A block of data
***

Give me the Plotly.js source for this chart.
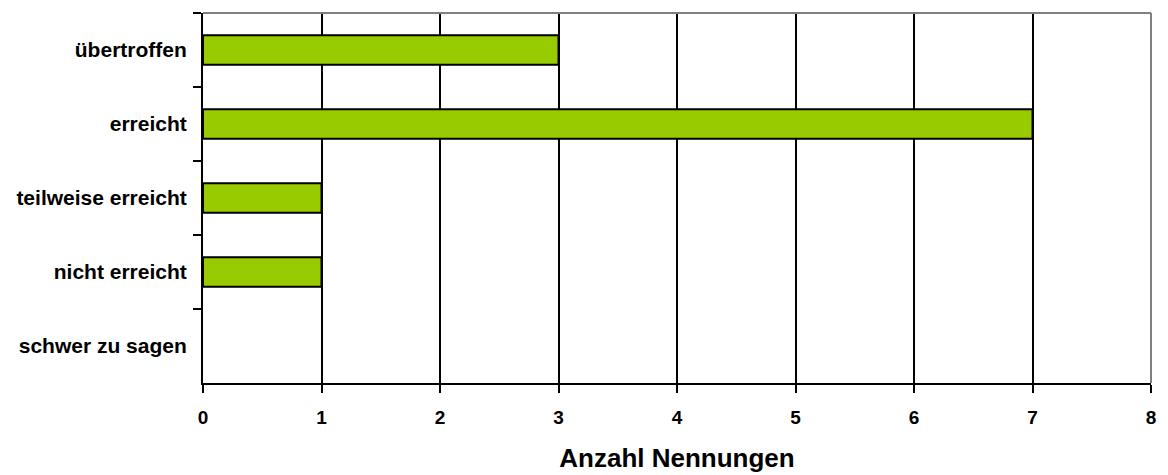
<!DOCTYPE html>
<html>
<head>
<meta charset="utf-8">
<script src="https://cdn.plot.ly/plotly-3.0.1.min.js"></script>
<style>html,body{margin:0;padding:0;background:#fff;}#chart{width:1168px;height:475px;}</style>
</head>
<body>
<div id="chart"></div>
<script>
const categories = ["übertroffen", "erreicht", "teilweise erreicht", "nicht erreicht", "schwer zu sagen"];
const counts = [3, 7, 1, 1, 0];
const xTickValues = [0, 1, 2, 3, 4, 5, 6, 7, 8];
const xTitle = "Anzahl Nennungen";

const font = "'Liberation Sans', Arial, sans-serif";

const trace = {
  type: "bar",
  orientation: "h",
  y: categories,
  x: counts,
  marker: { color: "#99CC00", line: { color: "#000000", width: counts.map(v => v > 0 ? 2 : 0) } },
  hoverinfo: "x+y"
};

const layout = {
  width: 1168,
  height: 475,
  margin: { l: 203, r: 17, t: 13, b: 92 },
  paper_bgcolor: "#ffffff",
  plot_bgcolor: "#ffffff",
  bargap: 0.6,
  showlegend: false,
  font: { family: font, color: "#000000" },
  xaxis: {
    range: [0, 8],
    tickvals: xTickValues,
    ticktext: xTickValues.map(String),
    showgrid: true,
    gridcolor: "#000000",
    gridwidth: 2,
    zeroline: false,
    showline: true,
    linecolor: "#000000",
    linewidth: 2,
    ticks: "outside",
    ticklen: 8,
    tickwidth: 2,
    tickcolor: "#000000",
    ticklabelstandoff: 8,
    tickfont: { family: font, size: 19, color: "#000000", weight: "bold" },
    title: { text: "<b>" + xTitle + "</b>", font: { family: font, size: 26, color: "#000000" }, standoff: 22 },
    fixedrange: true
  },
  yaxis: {
    type: "category",
    autorange: "reversed",
    showgrid: false,
    zeroline: false,
    showline: true,
    linecolor: "#000000",
    linewidth: 2,
    ticks: "outside",
    tickson: "boundaries",
    ticklen: 8,
    tickwidth: 2,
    tickcolor: "#000000",
    ticklabelstandoff: 10,
    tickfont: { family: font, size: 21, color: "#000000", weight: "bold" },
    fixedrange: true
  },
  shapes: [
    { type: "line", xref: "paper", yref: "paper", x0: 0, x1: 1, y0: 1, y1: 1, line: { color: "#808080", width: 2 }, layer: "above" },
    { type: "line", xref: "paper", yref: "paper", x0: 1, x1: 1, y0: 0, y1: 1, line: { color: "#808080", width: 2 }, layer: "above" }
  ]
};

Plotly.newPlot("chart", [trace], layout, { displayModeBar: false, staticPlot: true });
</script>
</body>
</html>
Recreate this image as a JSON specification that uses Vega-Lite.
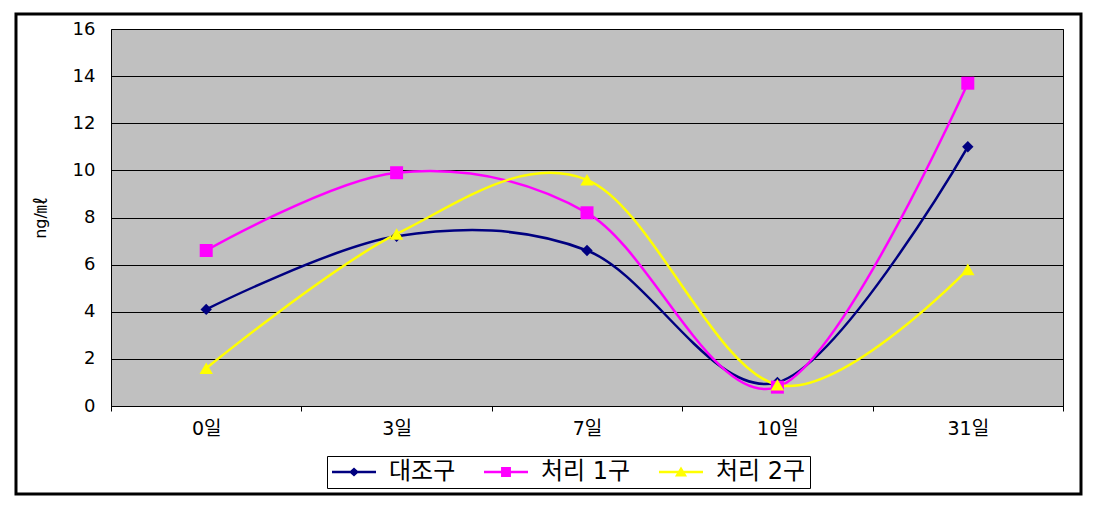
{
  "$schema": "https://vega.github.io/schema/vega-lite/v6.json",
  "width": 952,
  "height": 377,
  "autosize": "none",
  "padding": {"left": 111, "top": 29, "right": 31, "bottom": 99},
  "background": "white",
  "config": {
    "view": {"fill": "#C0C0C0", "stroke": "black", "strokeWidth": 1},
    "font": "'DejaVu Sans', 'Noto Sans CJK KR'"
  },
  "datasets": {
    "pts": [
      {"day": "0일", "series": "대조구", "value": 4.1},
      {"day": "3일", "series": "대조구", "value": 7.2},
      {"day": "7일", "series": "대조구", "value": 6.6},
      {"day": "10일", "series": "대조구", "value": 1.0},
      {"day": "31일", "series": "대조구", "value": 11.0},
      {"day": "0일", "series": "처리 1구", "value": 6.6},
      {"day": "3일", "series": "처리 1구", "value": 9.9},
      {"day": "7일", "series": "처리 1구", "value": 8.2},
      {"day": "10일", "series": "처리 1구", "value": 0.8},
      {"day": "31일", "series": "처리 1구", "value": 13.7},
      {"day": "0일", "series": "처리 2구", "value": 1.6},
      {"day": "3일", "series": "처리 2구", "value": 7.3},
      {"day": "7일", "series": "처리 2구", "value": 9.6},
      {"day": "10일", "series": "처리 2구", "value": 0.9},
      {"day": "31일", "series": "처리 2구", "value": 5.8}
    ]
  },
  "layer": [
    {
      "data": {"values": [{}]},
      "mark": {"type": "rect", "fillOpacity": 0, "stroke": "black", "strokeWidth": 3, "clip": false},
      "encoding": {
        "x": {"datum": -0.0998, "type": "quantitative", "scale": {"domain": [0, 1], "nice": false, "zero": false}, "axis": null},
        "x2": {"datum": 1.0189},
        "y": {"datum": 16.64, "type": "quantitative"},
        "y2": {"datum": -3.73}
      }
    },
    {
      "data": {"name": "pts"},
      "encoding": {
        "x": {
          "field": "day", "type": "nominal",
          "sort": ["0일", "3일", "7일", "10일", "31일"],
          "scale": {"paddingInner": 0, "paddingOuter": 0},
          "axis": {
            "title": null, "labelAngle": 0, "labelFontSize": 19,
            "labelFont": "'DejaVu Sans', 'Noto Sans CJK KR'",
            "labelColor": "black", "labelPadding": 8,
            "tickBand": "extent", "tickSize": 5, "tickColor": "black",
            "domainColor": "black", "grid": false
          }
        },
        "y": {
          "field": "value", "type": "quantitative",
          "scale": {"domain": [0, 16], "nice": false, "zero": true},
          "axis": {
            "title": "ng/㎖", "titleFontSize": 16, "titleFontWeight": "normal",
            "titleColor": "black", "titlePadding": 24,
            "titleFont": "'DejaVu Sans', 'Noto Sans CJK KR'",
            "values": [0, 2, 4, 6, 8, 10, 12, 14, 16],
            "labelFont": "'DejaVu Sans'",
            "labelFontSize": 18, "labelColor": "black", "labelPadding": 16,
            "ticks": false, "domain": false,
            "grid": true, "gridColor": "black", "gridWidth": 1, "gridOpacity": 1
          }
        }
      },
      "layer": [
        {
          "transform": [{"filter": "datum.series === '대조구'"}],
          "mark": {"type": "line", "interpolate": "cardinal", "strokeWidth": 2.5, "stroke": "#000080"}
        },
        {
          "transform": [{"filter": "datum.series === '처리 1구'"}],
          "mark": {"type": "line", "interpolate": "cardinal", "strokeWidth": 2.5, "stroke": "#FF00FF"}
        },
        {
          "transform": [{"filter": "datum.series === '처리 2구'"}],
          "mark": {"type": "line", "interpolate": "cardinal", "strokeWidth": 2.5, "stroke": "#FFFF00"}
        },
        {
          "transform": [{"filter": "datum.series === '대조구'"}],
          "mark": {"type": "point", "filled": true, "opacity": 1, "shape": "diamond", "size": 130, "color": "#000080"}
        },
        {
          "transform": [{"filter": "datum.series === '처리 1구'"}],
          "mark": {"type": "point", "filled": true, "opacity": 1, "shape": "square", "size": 169, "color": "#FF00FF"}
        },
        {
          "transform": [{"filter": "datum.series === '처리 2구'"}],
          "mark": {"type": "point", "filled": true, "opacity": 1, "shape": "triangle-up", "size": 180, "color": "#FFFF00"}
        },
        {
          "transform": [{"filter": "datum.value < -100"}],
          "mark": {"type": "point", "filled": true, "opacity": 1},
          "encoding": {
            "color": {
              "field": "series", "type": "nominal",
              "scale": {"domain": ["대조구", "처리 1구", "처리 2구"], "range": ["#000080", "#FF00FF", "#FFFF00"]},
              "legend": {
                "title": null, "orient": "none", "direction": "horizontal",
                "legendX": 216, "legendY": 427,
                "strokeColor": "black", "padding": 4, "fillColor": "white",
                "labelFontSize": 24, "labelFont": "'DejaVu Sans', 'Noto Sans CJK KR'",
                "labelColor": "black", "labelOffset": 34, "columnPadding": 27,
                "symbolSize": 484, "symbolOpacity": 1
              }
            },
            "shape": {
              "field": "series", "type": "nominal",
              "scale": {
                "domain": ["대조구", "처리 1구", "처리 2구"],
                "range": [
                  "M-1,-0.11H3V0.11H-1ZM1,-0.4L1.45,0L1,0.4L0.55,0Z",
                  "M-1,-0.11H3V0.11H-1ZM0.55,-0.45H1.45V0.45H0.55Z",
                  "M-1,-0.11H3V0.11H-1ZM1,-0.5L1.55,0.4H0.45Z"
                ]
              },
              "legend": null
            }
          }
        }
      ]
    }
  ],
  "resolve": {"scale": {"x": "independent"}, "axis": {"x": "independent"}}
}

***

▶ [What is expected]
Look over the records above and copy each line that includes the string "this".

▶ [Result]
Give me the Plotly.js source for this chart.
Recreate this image as a JSON specification that uses Vega-Lite.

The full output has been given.